Collect all lines from the listing that include the string "this".

Source code of charts
****************

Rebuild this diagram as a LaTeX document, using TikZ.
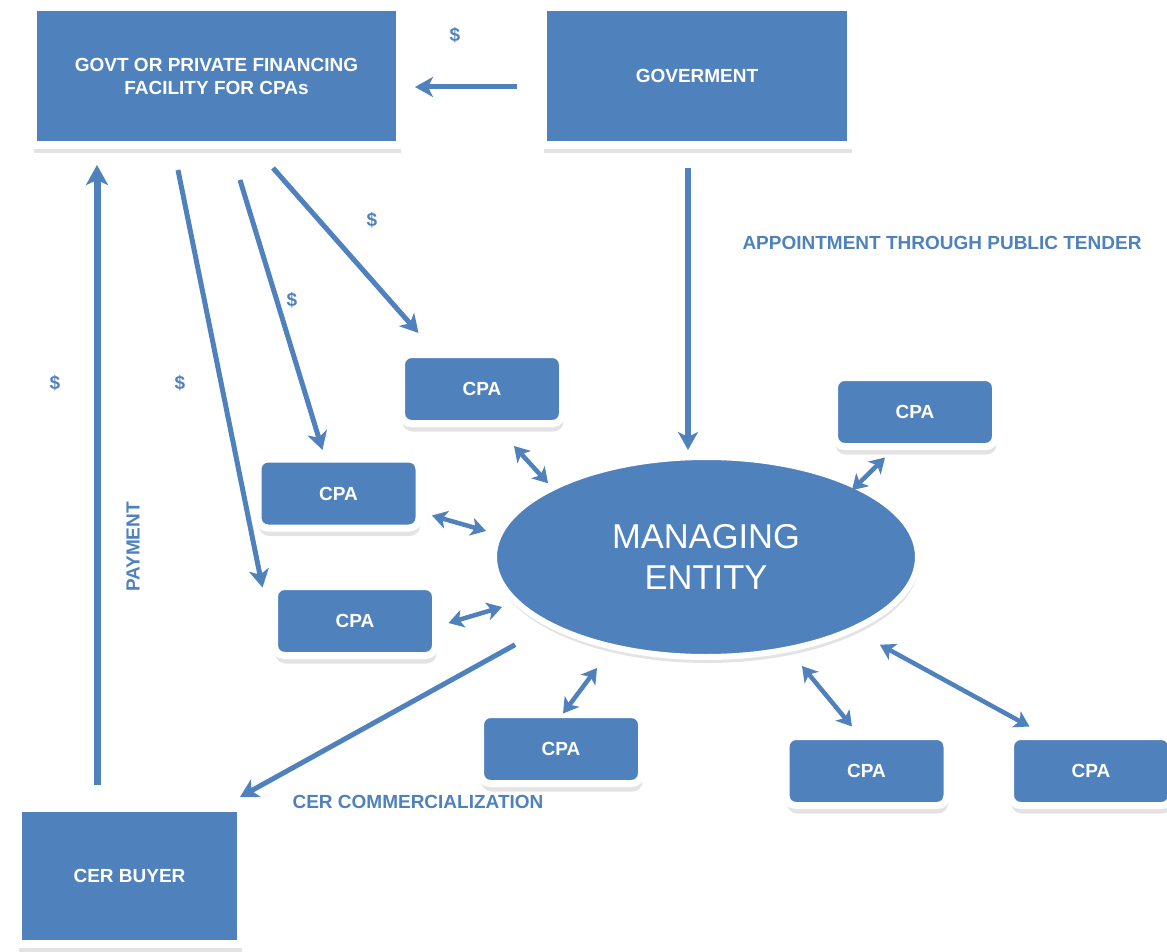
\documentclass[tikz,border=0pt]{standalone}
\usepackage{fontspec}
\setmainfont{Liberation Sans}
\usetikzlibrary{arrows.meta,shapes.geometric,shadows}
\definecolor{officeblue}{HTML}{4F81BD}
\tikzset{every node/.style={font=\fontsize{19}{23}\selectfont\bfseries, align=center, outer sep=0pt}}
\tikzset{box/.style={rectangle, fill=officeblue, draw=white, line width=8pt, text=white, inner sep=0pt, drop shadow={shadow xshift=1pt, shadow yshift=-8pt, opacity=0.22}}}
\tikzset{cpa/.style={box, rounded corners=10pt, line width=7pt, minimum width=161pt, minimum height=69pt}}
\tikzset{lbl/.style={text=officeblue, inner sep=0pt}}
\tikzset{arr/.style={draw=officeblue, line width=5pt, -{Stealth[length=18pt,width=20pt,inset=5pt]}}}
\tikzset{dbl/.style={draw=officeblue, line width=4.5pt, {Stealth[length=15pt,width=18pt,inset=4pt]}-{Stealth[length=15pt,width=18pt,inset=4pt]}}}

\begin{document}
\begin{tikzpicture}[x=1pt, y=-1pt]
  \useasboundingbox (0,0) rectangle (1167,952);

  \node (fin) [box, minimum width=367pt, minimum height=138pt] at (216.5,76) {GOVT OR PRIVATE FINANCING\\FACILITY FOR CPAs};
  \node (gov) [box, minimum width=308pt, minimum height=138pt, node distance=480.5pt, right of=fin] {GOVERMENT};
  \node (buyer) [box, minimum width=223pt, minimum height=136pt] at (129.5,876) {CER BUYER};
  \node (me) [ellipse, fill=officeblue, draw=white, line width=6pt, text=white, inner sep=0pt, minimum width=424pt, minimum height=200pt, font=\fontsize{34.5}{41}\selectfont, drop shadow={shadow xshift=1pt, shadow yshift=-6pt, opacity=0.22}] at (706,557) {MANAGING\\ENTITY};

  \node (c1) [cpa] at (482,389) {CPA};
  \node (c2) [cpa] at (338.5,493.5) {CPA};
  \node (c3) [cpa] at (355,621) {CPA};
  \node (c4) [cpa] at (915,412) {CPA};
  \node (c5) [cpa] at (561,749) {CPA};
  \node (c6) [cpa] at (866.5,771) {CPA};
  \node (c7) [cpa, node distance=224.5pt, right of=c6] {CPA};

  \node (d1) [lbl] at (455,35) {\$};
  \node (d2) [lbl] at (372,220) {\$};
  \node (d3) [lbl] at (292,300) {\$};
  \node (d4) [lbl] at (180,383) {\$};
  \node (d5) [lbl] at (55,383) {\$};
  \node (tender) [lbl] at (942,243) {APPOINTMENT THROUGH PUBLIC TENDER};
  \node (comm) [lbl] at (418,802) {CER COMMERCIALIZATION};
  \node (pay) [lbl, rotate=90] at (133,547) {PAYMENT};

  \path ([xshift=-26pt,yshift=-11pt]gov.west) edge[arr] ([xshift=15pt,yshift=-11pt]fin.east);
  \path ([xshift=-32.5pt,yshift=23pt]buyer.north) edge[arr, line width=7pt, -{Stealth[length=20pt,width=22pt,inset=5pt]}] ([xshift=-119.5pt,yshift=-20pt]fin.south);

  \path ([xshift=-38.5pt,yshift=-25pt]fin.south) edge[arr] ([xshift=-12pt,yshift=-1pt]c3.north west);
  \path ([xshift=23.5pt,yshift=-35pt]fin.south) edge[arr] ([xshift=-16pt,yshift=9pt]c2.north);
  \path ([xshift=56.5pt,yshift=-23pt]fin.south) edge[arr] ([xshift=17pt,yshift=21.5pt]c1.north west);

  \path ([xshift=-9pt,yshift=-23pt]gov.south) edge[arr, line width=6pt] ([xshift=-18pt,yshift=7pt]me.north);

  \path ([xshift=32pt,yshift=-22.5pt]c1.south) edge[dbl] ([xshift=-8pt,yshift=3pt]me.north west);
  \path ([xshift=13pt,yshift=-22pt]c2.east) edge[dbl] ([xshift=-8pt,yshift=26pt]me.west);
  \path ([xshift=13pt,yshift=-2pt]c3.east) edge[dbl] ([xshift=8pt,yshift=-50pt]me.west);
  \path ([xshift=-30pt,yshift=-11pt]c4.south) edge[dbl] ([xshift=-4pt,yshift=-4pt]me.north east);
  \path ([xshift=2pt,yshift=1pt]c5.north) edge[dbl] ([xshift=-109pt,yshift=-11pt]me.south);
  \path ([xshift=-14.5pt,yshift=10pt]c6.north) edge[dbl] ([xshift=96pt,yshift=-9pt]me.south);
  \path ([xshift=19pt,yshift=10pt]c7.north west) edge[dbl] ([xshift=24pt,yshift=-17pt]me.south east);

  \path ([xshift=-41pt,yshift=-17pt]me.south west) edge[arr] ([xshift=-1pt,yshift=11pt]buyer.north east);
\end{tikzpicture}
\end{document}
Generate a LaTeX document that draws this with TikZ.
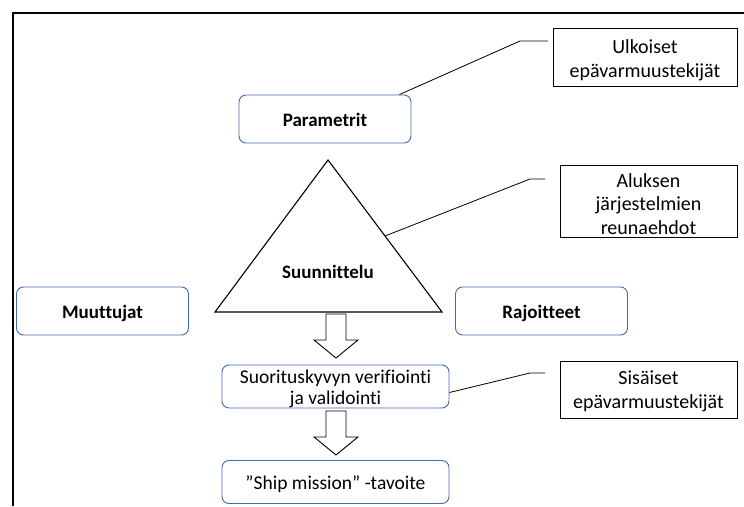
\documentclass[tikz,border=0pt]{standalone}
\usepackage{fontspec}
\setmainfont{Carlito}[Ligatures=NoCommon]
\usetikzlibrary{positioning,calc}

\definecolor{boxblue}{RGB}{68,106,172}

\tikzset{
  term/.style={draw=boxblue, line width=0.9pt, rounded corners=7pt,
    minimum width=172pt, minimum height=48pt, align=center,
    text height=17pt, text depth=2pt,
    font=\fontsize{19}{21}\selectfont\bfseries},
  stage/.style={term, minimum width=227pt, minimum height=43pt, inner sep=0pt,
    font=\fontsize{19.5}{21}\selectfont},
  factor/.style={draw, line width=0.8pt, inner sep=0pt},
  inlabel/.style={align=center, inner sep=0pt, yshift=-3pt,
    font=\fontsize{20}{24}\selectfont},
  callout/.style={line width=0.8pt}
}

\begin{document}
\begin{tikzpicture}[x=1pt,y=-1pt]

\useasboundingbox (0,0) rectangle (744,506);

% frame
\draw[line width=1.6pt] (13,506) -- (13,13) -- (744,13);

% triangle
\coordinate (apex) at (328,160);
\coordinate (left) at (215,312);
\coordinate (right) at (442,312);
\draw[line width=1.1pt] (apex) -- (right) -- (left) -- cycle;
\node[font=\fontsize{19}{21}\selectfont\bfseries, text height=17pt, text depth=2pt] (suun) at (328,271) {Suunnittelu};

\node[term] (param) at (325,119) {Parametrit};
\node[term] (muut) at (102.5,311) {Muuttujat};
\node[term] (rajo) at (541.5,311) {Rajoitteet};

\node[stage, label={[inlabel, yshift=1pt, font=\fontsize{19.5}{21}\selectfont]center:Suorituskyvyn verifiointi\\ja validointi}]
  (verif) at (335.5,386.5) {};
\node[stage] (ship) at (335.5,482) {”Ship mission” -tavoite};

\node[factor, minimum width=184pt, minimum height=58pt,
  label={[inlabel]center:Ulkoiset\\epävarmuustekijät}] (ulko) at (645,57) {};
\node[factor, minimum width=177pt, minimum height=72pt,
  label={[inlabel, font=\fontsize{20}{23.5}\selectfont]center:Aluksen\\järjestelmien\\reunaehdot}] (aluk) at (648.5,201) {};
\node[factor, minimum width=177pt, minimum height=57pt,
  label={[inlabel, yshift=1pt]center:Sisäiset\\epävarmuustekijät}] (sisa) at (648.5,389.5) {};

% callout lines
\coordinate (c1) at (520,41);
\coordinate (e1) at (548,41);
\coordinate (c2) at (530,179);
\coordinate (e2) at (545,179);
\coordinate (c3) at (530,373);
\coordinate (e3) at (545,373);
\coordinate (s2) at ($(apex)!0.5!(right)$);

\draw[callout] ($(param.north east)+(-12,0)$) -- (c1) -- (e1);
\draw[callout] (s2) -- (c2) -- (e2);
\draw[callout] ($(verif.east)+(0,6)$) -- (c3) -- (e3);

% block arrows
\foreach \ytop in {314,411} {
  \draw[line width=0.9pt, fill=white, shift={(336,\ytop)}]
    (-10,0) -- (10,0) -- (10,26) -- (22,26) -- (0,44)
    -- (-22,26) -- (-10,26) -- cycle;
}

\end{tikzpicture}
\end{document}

****************

Finished task ::
Rebuild this diagram as a LaTeX document, using TikZ.
Generate a LaTeX document that draws this with TikZ.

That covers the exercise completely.